5 Questions Lenders Will Ask You Before Approving A Loan
Before they give you a loan, lenders need to know some things about you. So, naturally, they might ask you questions, some of which might be more direct than others.
What you should understand is that this is simply necessary and normal at this stage of the process. Just as you want to know about all of the loan terms, they want to know everything about your credit history, income and so on. Your answers to these questions will help them decide if you are reliable and if they can trust you. After all, it is their money that you are borrowing.
It is essential that you honestly answer all their questions so as to immediately establish a relationship full of trust and respect. If you start off on the right foot, everything will go much more smoothly and if you pay back the loan on time, they will probably have a better deal for you next time you need a loan.

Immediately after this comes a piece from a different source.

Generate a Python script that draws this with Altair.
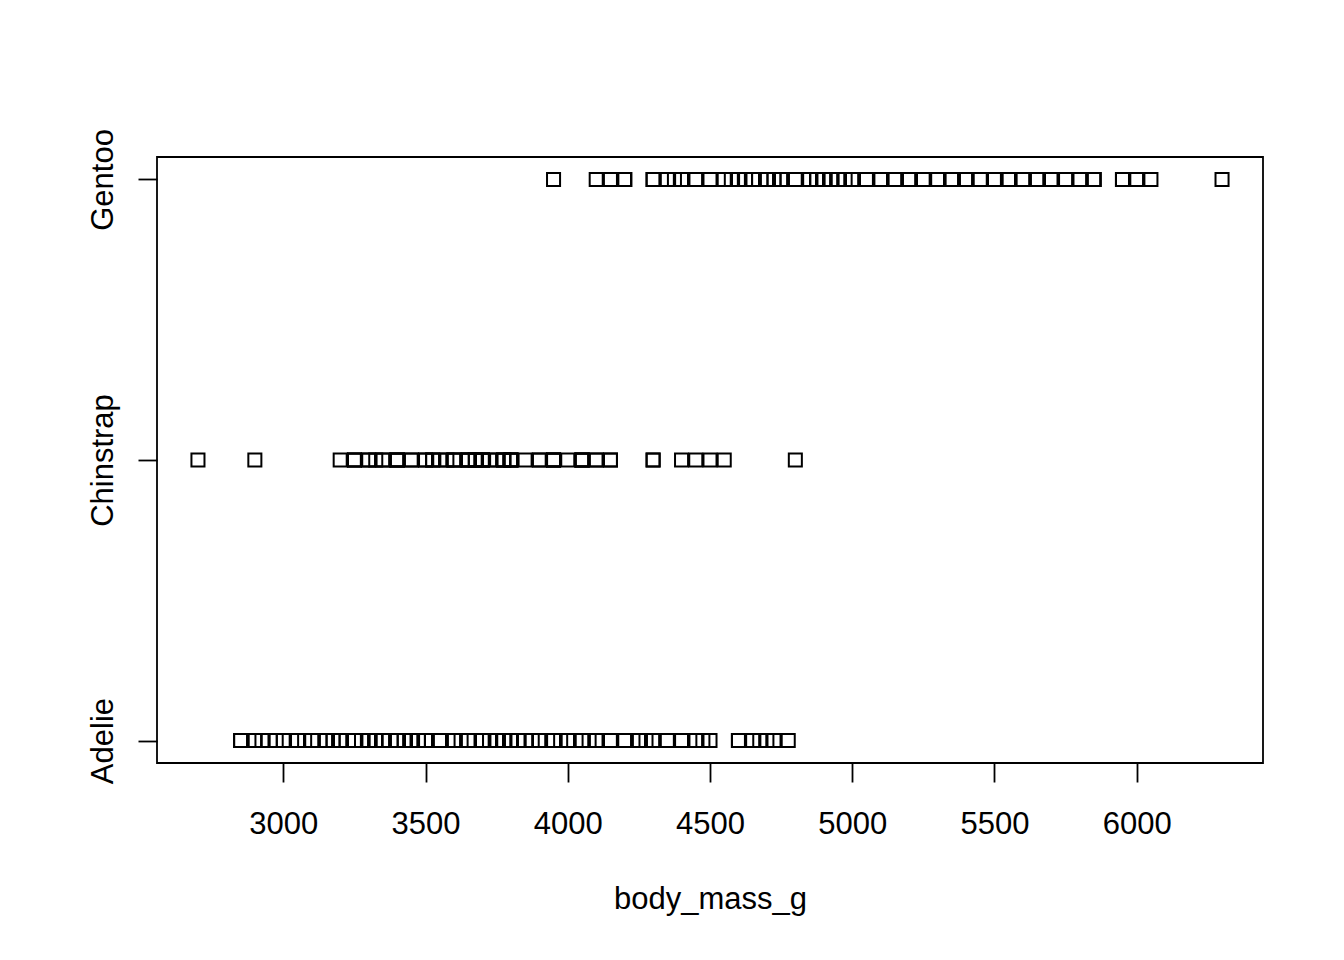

Without further ado, here is a list of the most common questions your lender will ask you.
Questions related to your job and income.
These might include questions such as:
Where do you currently work?
How long have you been working at your current company?

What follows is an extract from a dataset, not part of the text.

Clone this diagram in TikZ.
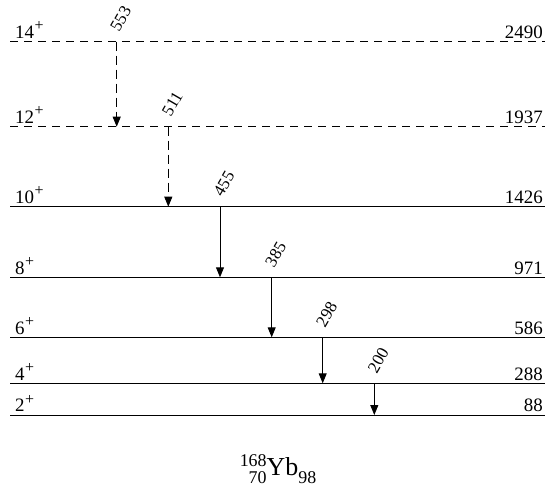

How much money do you earn a month (before taxes)?
Do you have other sources of income?
It is more than obvious why they need to find out these things ‒ to know if you are able to repay the loan. For this reason, they will consider your current job and position, the company where you work, your monthly income before taxes and other similar factors. Lenders might also request some supporting documents like bank statements, pay stubs and a VOE (verification of employment) form.
Questions related to your cash reserves and assets.

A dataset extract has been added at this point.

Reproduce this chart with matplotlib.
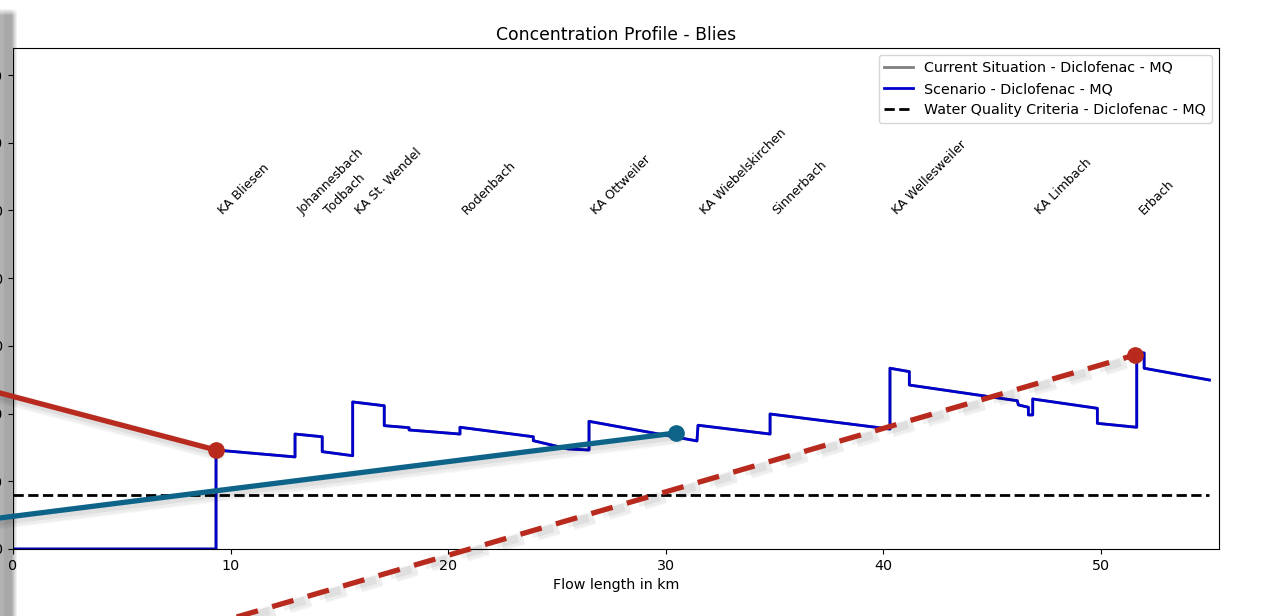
import numpy as np
import matplotlib
matplotlib.use("Agg")
import matplotlib.pyplot as plt
import matplotlib.patheffects as pe

# %%
# river profile (km, concentration) - step vertices incl. inflow jumps
km = [0.0, 9.33, 9.33, 12.96, 12.96, 14.21, 14.21, 15.61, 15.61, 17.06, 17.06,
      18.20, 18.20, 20.54, 20.54, 23.91, 23.91, 25.51, 26.47, 26.47, 31.43,
      31.48, 34.79, 34.79, 40.30, 40.30, 41.19, 41.19, 46.15, 46.20, 46.66,
      46.66, 46.86, 46.86, 49.83, 49.83, 51.64, 51.64, 51.98, 51.98, 54.98]
conc = [0.0, 0.0, 73.1, 68.0, 84.9, 82.9, 71.9, 68.9, 108.6, 105.8, 91.1,
        89.6, 87.9, 84.9, 89.9, 82.9, 80.0, 73.9, 73.1, 94.3, 79.8,
        91.4, 84.9, 99.7, 88.6, 133.5, 131.0, 121.1, 109.5, 106.4, 104.7,
        99.0, 99.0, 110.8, 103.9, 92.8, 89.9, 145.0, 144.8, 133.5, 124.8]
criteria = 40.0

sites = ["KA Bliesen", "Johannesbach", "Todbach", "KA St. Wendel", "Rodenbach",
         "KA Ottweiler", "KA Wiebelskirchen", "Sinnerbach", "KA Wellesweiler",
         "KA Limbach", "Erbach"]
site_km = [9.33, 12.96, 14.21, 15.61, 20.54, 26.47, 31.48, 34.79, 40.30,
           46.86, 51.64]
label_y = 245

# highlight strokes (start, end) in km / concentration
red_x, red_y = [-1.5, 9.33], [119.0, 73.1]
teal_x, teal_y = [-1.5, 30.47], [21.1, 85.7]
dash_x, dash_y = [8.0, 51.56], [-60.9, 143.3]

# %%
plt.rcParams["font.size"] = 10.3
fig = plt.figure(figsize=(12.68, 6.16), dpi=100, facecolor="white")

# grey band on the left edge
band = np.ones((608, 18, 4))
band[:, :, :3] = 0.66
band[:, :4, :3] = 0.70
fade = np.ones(18)
fade[11:] = np.linspace(1, 0, 7)
band[:, :, 3] = fade[None, :]
band[:8, :, 3] *= np.linspace(0, 1, 8)[:, None]
fig.figimage(band, xo=0, yo=0, origin="upper", zorder=-1)

ax = fig.add_axes([13 / 1268, 1 - 549 / 616, (1219 - 13) / 1268, (549 - 48) / 616])
ax.set_facecolor("none")

ax.plot(km, conc, color="grey", lw=2, label="Current Situation - Diclofenac - MQ")
ax.plot(km, conc, color="mediumblue", lw=2, label="Scenario - Diclofenac - MQ")
ax.plot([0, km[-1]], [criteria, criteria], color="black", lw=2, ls="--",
        label="Water Quality Criteria - Diclofenac - MQ")

for name, x in zip(sites, site_km):
    ax.text(x, label_y, name, rotation=45, ha="left", va="bottom", fontsize=9)

ax.set_xlim(0, 55.42)
ax.set_ylim(0, 370)
ax.set_yticks(np.arange(0, 351, 50))
ax.set_xlabel("Flow length in km")
ax.set_title("Concentration Profile - Blies", fontsize=12.4)
ax.legend(loc="upper right")

# %%
shadow = [pe.SimpleLineShadow(offset=(2, -3), shadow_color="black", alpha=0.03, linewidth=10),
          pe.SimpleLineShadow(offset=(2, -3), shadow_color="black", alpha=0.04, linewidth=8),
          pe.SimpleLineShadow(offset=(1.5, -2), shadow_color="black", alpha=0.06, linewidth=6),
          pe.Normal()]

ax.plot(red_x, red_y, color="#b82a1e", lw=3.8, solid_capstyle="round",
        clip_on=False, zorder=5, path_effects=shadow)
ax.plot(teal_x, teal_y, color="#0e6488", lw=3.8, solid_capstyle="round",
        clip_on=False, zorder=5, path_effects=shadow)
ax.plot(dash_x, dash_y, color="#b82a1e", lw=3.8, dashes=(4.2, 2.8),
        clip_on=False, zorder=5, path_effects=shadow)

ax.plot(red_x[-1], red_y[-1], "o", color="#b82a1e", ms=11, clip_on=False, zorder=6)
ax.plot(teal_x[-1], teal_y[-1], "o", color="#0e6488", ms=11, clip_on=False, zorder=6)
ax.plot(dash_x[-1], dash_y[-1], "o", color="#b82a1e", ms=11, clip_on=False, zorder=6)

fig.savefig("out.png", dpi=100)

You can expect the following questions:
How much money do you have on your bank account at the moment?
Is that enough to cover your down payment and closing costs (if there are any)?
Do you have enough money to cover at least the first two monthly payments?
How long have the funds been in your bank account?
Apart from your income, your current assets also play an important role in determining how big a loan you can actually afford. Also, if you are applying for a mortgage loan, then the lender needs to know if you have any money in the bank and if yes, if it is enough to cover the down payment and closing costs. Furthermore, the lender will ask for account statements and additional documents in order to verify how big your assets and cash reserves are.
Questions related to your current debt.
Are there any current credit card accounts you have and how many there are?
What are the limits and balances of each credit card?
Do you have a car loan and if yes, how much is it? How many payments do you have left?
Are there any recurring debts like a personal or student loan?
Do you pay for child support or alimony?
What will your total DTI (debt-to-income) ratio be with this loan?
Now, this is a tricky part. If you currently have too much debt, the lender might reject you. It is important for them to know how much money you spend each month to pay off your debt. Again, the lender will ask you to provide supporting documents.
Questions related to your credit and borrowing history.
What is your credit score at the moment?
Have you had a loan in the past?
Did you make all payments on time and in full? Have you ever missed any payment?
Have you ever defaulted or filed for bankruptcy?
How well have you repaid your debts so far?
Even though lenders can find most of this information in your credit report, they might ask you these or similar questions. If your credit history is not stellar, they will not give you a loan so easily. In case they see you as a risky borrower, you won’t get approved. But don’t fear, for there are still ways to get a personal loan for bad credit. However, one of the best ways to get a loan is to have a good credit history.
What do you need the money for?
This is maybe the most important question, so we have saved it for the very end of our list. Depending on why you need the loan, the lender will know where to go from there. It is not the same if you need a business loan, want to buy a car, renovate your house or consolidate debt. That is why you need to tell your lender why you are taking the loan. This can significantly affect the terms of the loan and many other things, including whether or not you will get approved.
In order to get a loan, you need to establish a good relationship with your lender. And to form this relationship, both you and your lender have to have a clear picture about each other right from the start.
Therefore, even though some of the questions you will be asked might be personal, you need to understand that they are necessary. Whether they are related to your income, credit history, cash reserves or current debt, make sure you are honest to your lender since they can and will check most of that information. Also, prepare all of the documents that your lender requires.
Finally, don’t forget to ask your lender all questions you have for them. Ask them about loan terms, clarify misunderstandings (if there are any), read the fine print before you sign the loan contract and check if you can get better terms with that or other lenders.
If your approach to loans and lenders is responsible and honest, you will definitely find a great loan that will suit your needs.